A student who requested her identity remain anonymous said that when she accompanied her intoxicated friend to the emergency room two years ago, the hospital staff treated her friend with less sympathy than might be expected.

"They were very brusque with her the next morning," said the student. "Granted this was something that she had done to herself and it was her own fault, but I did think that her obvious poor mental state could have warranted a little bit more gentleness."

"They did talk to her a bit about being responsible," the student added.

Another student who also requested anonymity and who stayed with her intoxicated friend at Parkview said she felt that the emergency room staff was more disapproving than helpful.

"My friend was visibly very very upset and the doctor was not really sympathetic at all. He was really curt with us and he didn't really do anything," she said.

Zac Skipp '11 said that when he accompanied an intoxicated friend to Parkview in May of last year, he also found that staff members seemed less friendly than they would have been had the situation not involved underage drinking.

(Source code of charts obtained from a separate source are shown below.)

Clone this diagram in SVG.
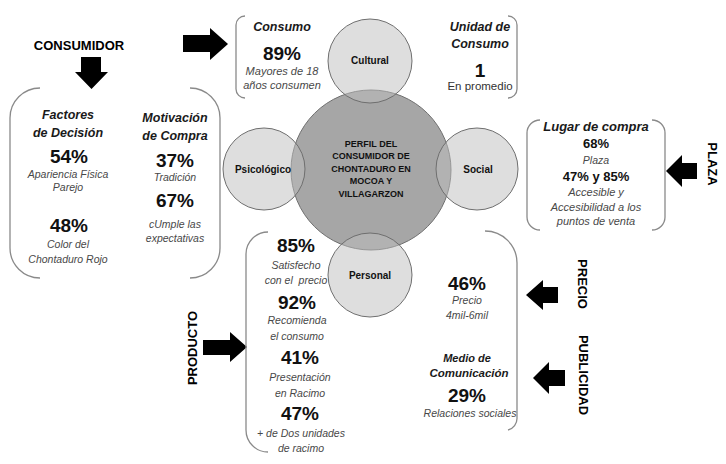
<svg xmlns="http://www.w3.org/2000/svg" width="726" height="464" viewBox="0 0 726 464">
<style>
text{font-family:"Liberation Sans",Arial,sans-serif;text-anchor:middle}
.t{font-weight:bold;font-size:13px;fill:#000}
.h{font-weight:bold;font-style:italic;font-size:12.5px;fill:#1a1a1a}
.p{font-weight:bold;font-size:19px;fill:#111}
.ps{font-weight:bold;font-size:13px;fill:#111}
.d{font-style:italic;font-size:10.5px;fill:#484848}
.r{font-size:11.5px;fill:#333}
.cl{font-weight:bold;font-size:10px;fill:#111}
.ml{font-weight:bold;font-size:9px;fill:#111}
.br{fill:none;stroke:#8a8a8a;stroke-width:1.3}
.ar{fill:#000}
.big{fill:#a6a6a6;stroke:#6f6f6f;stroke-width:1}
.sm{fill:#bdbdbd;fill-opacity:0.5;stroke:#6f6f6f;stroke-width:1}
</style>
<rect width="726" height="464" fill="#fff"/>

<g id="connectors">
<polygon class="ar" points="81,57 101,57 101,72 108,72 91.5,89 75,72 81,72"/>
<polygon class="ar" points="183,35 210,35 210,28 228,44 210,60 210,52 183,52"/>
<polygon class="ar" points="697,163 682,163 682,155 666,171 682,187 682,179 697,179"/>
<polygon class="ar" points="558,287 543,287 543,280 526,295 543,310 543,303 558,303"/>
<polygon class="ar" points="565,370 549,370 549,362 533,378 549,394 549,386 565,386"/>
<polygon class="ar" points="203,340 230,340 230,332 247,347 230,362 230,355 203,355"/>
</g>

<g id="consumidor">
<text class="t" x="79" y="50">CONSUMIDOR</text>
</g>
<g id="plaza">
<text class="t" transform="translate(707.5,164) rotate(90)">PLAZA</text>
</g>
<g id="precio">
<text class="t" transform="translate(577.5,284) rotate(90)">PRECIO</text>
</g>
<g id="publicidad">
<text class="t" transform="translate(578.5,375) rotate(90)">PUBLICIDAD</text>
</g>
<g id="producto">
<text class="t" transform="translate(196.5,348) rotate(-90)">PRODUCTO</text>
</g>

<g id="box-left">
<path class="br" d="M40 88 A30 30 0 0 0 10 118 V248 A30 30 0 0 0 40 278"/>
<path class="br" d="M190 88 A30 30 0 0 1 220 118 V248 A30 30 0 0 1 190 278"/>
<text class="h" x="68" y="119">Factores</text>
<text class="h" x="68" y="137">de Decisión</text>
<text class="p" x="69" y="163">54%</text>
<text class="d" x="68" y="178">Apariencia Física</text>
<text class="d" x="68" y="191">Parejo</text>
<text class="p" x="69" y="232">48%</text>
<text class="d" x="68" y="248">Color del</text>
<text class="d" x="68" y="263">Chontaduro Rojo</text>
<text class="h" x="175" y="122">Motivación</text>
<text class="h" x="175" y="140">de Compra</text>
<text class="p" x="175" y="167">37%</text>
<text class="d" x="175" y="181">Tradición</text>
<text class="p" x="175" y="207">67%</text>
<text class="d" x="175" y="228">cUmple las</text>
<text class="d" x="175" y="242">expectativas</text>
</g>

<g id="box-top">
<path class="br" d="M245 16 A9 9 0 0 0 236 25 V89 A9 9 0 0 0 245 98"/>
<path class="br" d="M508 16 A9 9 0 0 1 517 25 V89 A9 9 0 0 1 508 98"/>
<text class="h" x="282" y="31">Consumo</text>
<text class="p" x="282" y="60">89%</text>
<text class="d" x="282" y="75" style="font-size:11px">Mayores de 18</text>
<text class="d" x="282" y="89" style="font-size:11px">años consumen</text>
<text class="h" x="480" y="31">Unidad de</text>
<text class="h" x="480" y="48">Consumo</text>
<text class="p" x="480" y="77">1</text>
<text class="r" x="480" y="90">En promedio</text>
</g>

<g id="box-plaza">
<path class="br" d="M540 120 A13 13 0 0 0 527 133 V217 A13 13 0 0 0 540 230"/>
<path class="br" d="M652 120 A13 13 0 0 1 665 133 V217 A13 13 0 0 1 652 230"/>
<text class="h" x="596" y="131" style="font-size:13px">Lugar de compra</text>
<text class="ps" x="596" y="148">68%</text>
<text class="d" x="596" y="164">Plaza</text>
<text class="ps" x="596" y="181">47% y 85%</text>
<text class="d" x="596" y="196" style="font-size:11px">Accesible y</text>
<text class="d" x="596" y="211" style="font-size:11px">Accesibilidad a los</text>
<text class="d" x="596" y="225" style="font-size:11px">puntos de venta</text>
</g>

<g id="box-bottom">
<path class="br" d="M268 232 A22 22 0 0 0 246 254 V430 A22 22 0 0 0 268 452"/>
<path class="br" d="M485 231 A32 32 0 0 1 517 263 V418 A12 12 0 0 1 508 430"/>
<text class="p" x="296" y="252">85%</text>
<text class="d" x="296" y="269">Satisfecho</text>
<text class="d" x="296" y="284" xml:space="preserve">con el  precio</text>
<text class="p" x="297" y="309">92%</text>
<text class="d" x="297" y="324">Recomienda</text>
<text class="d" x="297" y="340">el consumo</text>
<text class="p" x="300" y="364">41%</text>
<text class="d" x="300" y="381">Presentación</text>
<text class="d" x="300" y="397">en Racimo</text>
<text class="p" x="300" y="420">47%</text>
<text class="d" x="301" y="437">+ de Dos unidades</text>
<text class="d" x="301" y="452">de racimo</text>
<text class="p" x="467" y="290">46%</text>
<text class="d" x="467" y="304">Precio</text>
<text class="d" x="467" y="319">4mil-6mil</text>
<text class="h" x="467" y="362" style="font-size:11px">Medio de</text>
<text class="h" x="469" y="377" style="font-size:11.5px">Comunicación</text>
<text class="p" x="467" y="402">29%</text>
<text class="d" x="470" y="417">Relaciones sociales</text>
</g>

<g id="perfil">
<circle class="big" cx="371" cy="170" r="80"/>
<text class="ml" x="371" y="146.5">PERFIL DEL</text>
<text class="ml" x="371" y="159">CONSUMIDOR DE</text>
<text class="ml" x="371" y="171.5">CHONTADURO EN</text>
<text class="ml" x="371" y="184">MOCOA Y</text>
<text class="ml" x="371" y="196.5">VILLAGARZON</text>
</g>
<g id="cultural">
<circle class="sm" cx="370" cy="61" r="42"/>
<text class="cl" x="370" y="64">Cultural</text>
</g>
<g id="psicologico">
<circle class="sm" cx="264" cy="169" r="41"/>
<text class="cl" x="263" y="172.5">Psicológico</text>
</g>
<g id="social">
<circle class="sm" cx="477" cy="169" r="41"/>
<text class="cl" x="478" y="172.5">Social</text>
</g>
<g id="personal">
<circle class="sm" cx="370" cy="275" r="42"/>
<text class="cl" x="370" y="278.5">Personal</text>
</g>
</svg>
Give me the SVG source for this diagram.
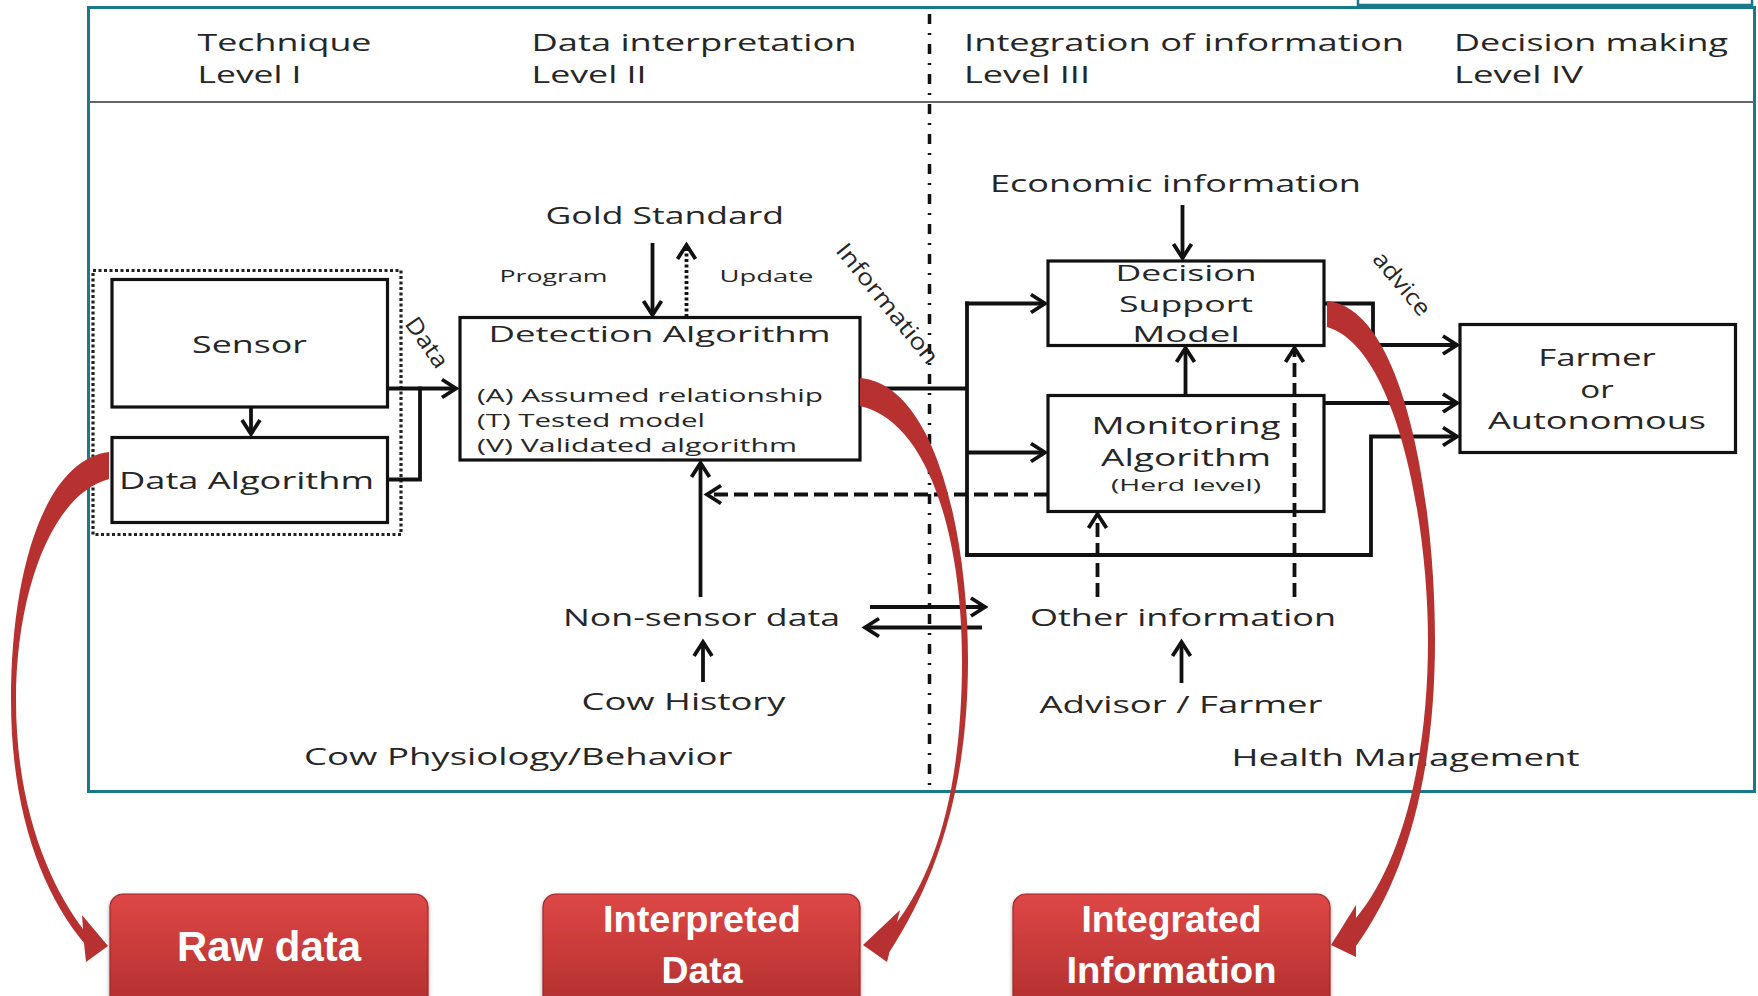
<svg xmlns="http://www.w3.org/2000/svg" width="1758" height="996" viewBox="0 0 1758 996">
<defs>
<style>
.t{font-family:'Open Sans','Noto Sans',sans-serif;fill:#262626;font-weight:500}
.box{fill:#fff;stroke:#111;stroke-width:3.2}
.ln{fill:none;stroke:#111;stroke-width:3.8}
.dash{stroke-dasharray:14 6}
.dot{stroke-dasharray:3 2.5}
.arr{marker-end:url(#ah)}
.rb{font-family:'Liberation Sans',Arial,sans-serif;font-weight:bold;fill:#fff}
.red{fill:#b63130}
</style>
<marker id="ah" markerUnits="userSpaceOnUse" markerWidth="22" markerHeight="26" viewBox="-18 -13 22 26" refX="0" refY="0" orient="auto">
<path d="M-14,-9 L0,0 L-14,9" fill="none" stroke="#111" stroke-width="3.8" stroke-linejoin="miter"/>
</marker>
<linearGradient id="rg" x1="0" y1="0" x2="0" y2="1">
<stop offset="0" stop-color="#de4746"/>
<stop offset="1" stop-color="#ac2c2b"/>
</linearGradient>
<filter id="sh" x="-10%" y="-10%" width="120%" height="130%">
<feDropShadow dx="0" dy="2" stdDeviation="2" flood-color="#000" flood-opacity="0.35"/>
</filter>
</defs>
<rect x="0" y="0" width="1758" height="996" fill="#fff"/>
<rect x="1358" y="-20" width="394" height="25" fill="#fff" stroke="#17798a" stroke-width="2.5"/>
<g id="frame">
<rect x="88.5" y="7.5" width="1666" height="784" fill="#fff" stroke="#17798a" stroke-width="3"/>
<line x1="88.5" y1="102" x2="1754.5" y2="102" stroke="#666" stroke-width="2.2"/>
<line x1="929.5" y1="14" x2="929.5" y2="786" stroke="#111" stroke-width="3.5" stroke-dasharray="10 9 2 9"/>
</g>
<g id="headers">
<text class="t" x="197.5" y="50.5" font-size="23" textLength="174" lengthAdjust="spacingAndGlyphs">Technique</text>
<text class="t" x="197.5" y="82.5" font-size="23" textLength="104" lengthAdjust="spacingAndGlyphs">Level I</text>
<text class="t" x="531.5" y="50.5" font-size="23" textLength="325" lengthAdjust="spacingAndGlyphs">Data interpretation</text>
<text class="t" x="531.5" y="82.5" font-size="23" textLength="115" lengthAdjust="spacingAndGlyphs">Level II</text>
<text class="t" x="964" y="50.5" font-size="23" textLength="440" lengthAdjust="spacingAndGlyphs">Integration of information</text>
<text class="t" x="964" y="82.5" font-size="23" textLength="126" lengthAdjust="spacingAndGlyphs">Level III</text>
<text class="t" x="1454" y="50.5" font-size="23" textLength="274" lengthAdjust="spacingAndGlyphs">Decision making</text>
<text class="t" x="1454" y="82.5" font-size="23" textLength="129" lengthAdjust="spacingAndGlyphs">Level IV</text>
</g>
<g id="sensor-group">
<rect x="93" y="270.5" width="308" height="264" fill="none" stroke="#222" stroke-width="3.2" stroke-dasharray="3 2.5"/>
</g>
<g id="sensor">
<rect class="box" x="112" y="279.5" width="275.5" height="127.5"/>
<text class="t" x="249.5" y="352.5" font-size="24" text-anchor="middle" textLength="115" lengthAdjust="spacingAndGlyphs">Sensor</text>
</g>
<g id="data-algorithm">
<rect class="box" x="112" y="437.5" width="275.5" height="85"/>
<text class="t" x="119" y="488.5" font-size="24" textLength="255" lengthAdjust="spacingAndGlyphs">Data Algorithm</text>
</g>
<g id="detection-algorithm">
<rect class="box" x="460" y="317.5" width="400" height="142.5"/>
<text class="t" x="488.5" y="341.5" font-size="22" textLength="342" lengthAdjust="spacingAndGlyphs">Detection Algorithm</text>
<text class="t" x="477" y="401.5" font-size="19" textLength="346" lengthAdjust="spacingAndGlyphs">(A) Assumed relationship</text>
<text class="t" x="477" y="426.5" font-size="19" textLength="228" lengthAdjust="spacingAndGlyphs">(T) Tested model</text>
<text class="t" x="477" y="451.5" font-size="19" textLength="320" lengthAdjust="spacingAndGlyphs">(V) Validated algorithm</text>
</g>
<g id="gold-standard">
<text class="t" x="545.5" y="223.5" font-size="23" textLength="238.5" lengthAdjust="spacingAndGlyphs">Gold Standard</text>
</g>
<g id="decision-support">
<rect class="box" x="1048" y="261" width="276" height="84.5"/>
<text class="t" x="1186" y="280.5" font-size="22.5" text-anchor="middle" textLength="141" lengthAdjust="spacingAndGlyphs">Decision</text>
<text class="t" x="1186" y="311.5" font-size="22.5" text-anchor="middle" textLength="134" lengthAdjust="spacingAndGlyphs">Support</text>
<text class="t" x="1186" y="342" font-size="22.5" text-anchor="middle" textLength="107.5" lengthAdjust="spacingAndGlyphs">Model</text>
</g>
<g id="economic-information">
<text class="t" x="990" y="191.5" font-size="23" textLength="371" lengthAdjust="spacingAndGlyphs">Economic information</text>
</g>
<g id="monitoring-algorithm">
<rect class="box" x="1048" y="395.5" width="276" height="116"/>
<text class="t" x="1186" y="433.5" font-size="23" text-anchor="middle" textLength="189" lengthAdjust="spacingAndGlyphs">Monitoring</text>
<text class="t" x="1186" y="465.5" font-size="23" text-anchor="middle" textLength="170" lengthAdjust="spacingAndGlyphs">Algorithm</text>
<text class="t" x="1186" y="491" font-size="17" text-anchor="middle" textLength="150" lengthAdjust="spacingAndGlyphs">(Herd level)</text>
</g>
<g id="farmer">
<rect class="box" x="1460" y="324.5" width="275.5" height="128"/>
<text class="t" x="1597" y="366" font-size="23" text-anchor="middle" textLength="117.5" lengthAdjust="spacingAndGlyphs">Farmer</text>
<text class="t" x="1597" y="397.5" font-size="23" text-anchor="middle" textLength="33.5" lengthAdjust="spacingAndGlyphs">or</text>
<text class="t" x="1597" y="429" font-size="23" text-anchor="middle" textLength="218" lengthAdjust="spacingAndGlyphs">Autonomous</text>
</g>
<g id="non-sensor-data">
<text class="t" x="563" y="626" font-size="24" textLength="277" lengthAdjust="spacingAndGlyphs">Non-sensor data</text>
</g>
<g id="cow-history">
<text class="t" x="581.5" y="710" font-size="24" textLength="204" lengthAdjust="spacingAndGlyphs">Cow History</text>
</g>
<g id="other-information">
<text class="t" x="1030" y="626" font-size="24" textLength="306" lengthAdjust="spacingAndGlyphs">Other information</text>
</g>
<g id="advisor-farmer">
<text class="t" x="1039.5" y="712.5" font-size="24" textLength="283" lengthAdjust="spacingAndGlyphs">Advisor / Farmer</text>
</g>
<g id="domain-labels">
<text class="t" x="304" y="765" font-size="24" textLength="428.5" lengthAdjust="spacingAndGlyphs">Cow Physiology/Behavior</text>
<text class="t" x="1231.5" y="766" font-size="24" textLength="348" lengthAdjust="spacingAndGlyphs">Health Management</text>
</g>
<g id="connectors">
<path class="ln arr" d="M251,407 V434"/>
<path class="ln arr" d="M388,388.5 H456"/>
<path class="ln" d="M387.5,479.5 H420 V386.6"/>
<path class="ln arr" d="M652.5,243 V315"/>
<path class="ln dot arr" d="M686.5,317 V245"/>
<path class="ln" d="M860,388.5 H967 M967,301.6 V556.9"/>
<path class="ln arr" d="M965.1,303.5 H1045"/>
<path class="ln arr" d="M967,452.5 H1045"/>
<path class="ln arr" d="M965.1,555 H1371 V436.5 H1457"/>
<path class="ln arr" d="M1182.5,205 V258"/>
<path class="ln arr" d="M1185.5,395 V348"/>
<path class="ln dash arr" d="M1294.5,597 V348"/>
<path class="ln dash arr" d="M1097.5,597 V514"/>
<path class="ln dash arr" d="M1048,494.5 H707"/>
<path class="ln arr" d="M700.5,597 V463"/>
<path class="ln arr" d="M1324,303.5 H1373 V345 H1457"/>
<path class="ln arr" d="M1324,403 H1457"/>
<path class="ln arr" d="M703,682 V642"/>
<path class="ln arr" d="M1181.5,683 V642"/>
<path class="ln arr" d="M870,607 H985"/>
<path class="ln arr" d="M982,627.5 H865"/>
</g>
<g id="connector-labels">
<text class="t" x="499.5" y="281.5" font-size="17" textLength="108" lengthAdjust="spacingAndGlyphs">Program</text>
<text class="t" x="719.5" y="281.5" font-size="17" textLength="94" lengthAdjust="spacingAndGlyphs">Update</text>
<text class="t" x="0" y="8" font-size="23" text-anchor="middle" textLength="57" lengthAdjust="spacingAndGlyphs" transform="translate(427,342.5) rotate(55)">Data</text>
<text class="t" x="0" y="8" font-size="23" text-anchor="middle" textLength="148" lengthAdjust="spacingAndGlyphs" transform="translate(887.5,303.5) rotate(51)">Information</text>
<text class="t" x="0" y="8" font-size="23" text-anchor="middle" textLength="76" lengthAdjust="spacingAndGlyphs" transform="translate(1402,283.5) rotate(50)">advice</text>
</g>
<g id="red-arrows">
<path class="red" d="M109,452 C45,460 11,570 11,700 C11,812 42,892 84,943 L86,962 L108,946 L82,915 L83,929 C52,888 16,812 16,700 C16,592 52,494 109,479 Z"/>
<path class="red" d="M860,378 C934,384 968,530 968,660 C968,790 936,880 889.5,952 L887,962 L863,945 L900,910 L897,922 C935,872 962,790 962,660 C962,540 930,422 860,406 Z"/>
<path class="red" d="M1327,301 C1404,308 1435,500 1435,640 C1435,780 1404,880 1356,946 L1356,957 L1331,945 L1356,905 L1356,918 C1398,868 1428,770 1428,640 C1428,520 1396,347 1327,327 Z"/>
</g>
<g id="raw-data">
<rect x="110" y="894" width="318" height="130" rx="13" fill="url(#rg)" stroke="#9e2726" stroke-width="1.2" filter="url(#sh)"/>
<text class="rb" x="269" y="960.5" font-size="43" text-anchor="middle" textLength="184" lengthAdjust="spacingAndGlyphs">Raw data</text>
</g>
<g id="interpreted-data">
<rect x="543" y="894" width="317" height="130" rx="13" fill="url(#rg)" stroke="#9e2726" stroke-width="1.2" filter="url(#sh)"/>
<text class="rb" x="702" y="931.5" font-size="37" text-anchor="middle" textLength="198" lengthAdjust="spacingAndGlyphs">Interpreted</text>
<text class="rb" x="702" y="983" font-size="37" text-anchor="middle" textLength="81" lengthAdjust="spacingAndGlyphs">Data</text>
</g>
<g id="integrated-information">
<rect x="1013" y="894" width="317" height="130" rx="13" fill="url(#rg)" stroke="#9e2726" stroke-width="1.2" filter="url(#sh)"/>
<text class="rb" x="1171.5" y="931.5" font-size="37" text-anchor="middle" textLength="180" lengthAdjust="spacingAndGlyphs">Integrated</text>
<text class="rb" x="1171.5" y="983" font-size="37" text-anchor="middle" textLength="210" lengthAdjust="spacingAndGlyphs">Information</text>
</g>
</svg>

"I've heard people say that when you have alcohol poisoning you get put in the back of the line, but it was so late that there was no back of the line," he said.

According to Randy Nichols, if this does occur, it is likely related to the graveness of patients' illnesses and not any religious affiliations.

"It totally depends on the severity of the conditions," said Nichols, adding that hospitals routinely have to triage patients when waiting rooms are busy.

Though Nichols said he had heard stories about students receiving a lecture when being discharged after intoxication, he has never witnessed it in person.

"My experience there has been strictly based on students receiving care and not receiving a lecture."

One student, who also requested anonymity, was admitted to the emergency room for a sports-related injury last year. The student said she felt uncomfortable when a staff member asked about one of her daily medications.

"I told her it was birth control and she simply raised her eyebrows at me, without giving me a chance to tell her I was on it for the hormones, not to have loads of promiscuous pre-marital sex?as her look suggested!" said the student.

McWilliams suggested that students' feelings about emergency room visits, especially those related to alcohol, may be a perception. She assured that the hospital is accustomed to seeing illnesses and cases that directly confront traditional religious values, and that religious judgments have no place alongside providing care for the patient.

"That's not a factor in health care," she said. "You would be floored at the stuff that walks through our doors."

If a lecture is delivered to a patient at the hospital, Nichols agreed that it is probably advice for the future given out of professional medical concern, and not from a religious standpoint.

"I've been very pleased with our relationship with Parkview," Nichols said. "I've really got the sense that they work well with us."

"Religious affiliation has no effect on the quality of care," said Director of Health Services Sandra Hayes.

Though there are two hospitals in the area, Security and Brunswick Rescue default to Parkview when transporting Bowdoin students because it is closer than Mid Coast.

"Either hospital in the area does great work and quality work, regardless of religious affiliation," said Hayes.

Despite the reservations that some students have about the hospital, many agree that the care they receive there is no different than the care they would receive somewhere else.

"The only way I've ever noticed Parkview's relationship to religion are the crucifixes on the walls," said Ian Yaffe '09. Otherwise, it's just a smaller hospital that is overshadowed by Mid Coast."

Wilson Dippo '12 visited Parkview four times this semester after breaking his wrist. He said that while people told him about Parkview's religious affiliation, his main priority was to receive medical care and he views Parkview as he would any other hospital.

"What they have on the walls doesn't really make a difference," Dippo said.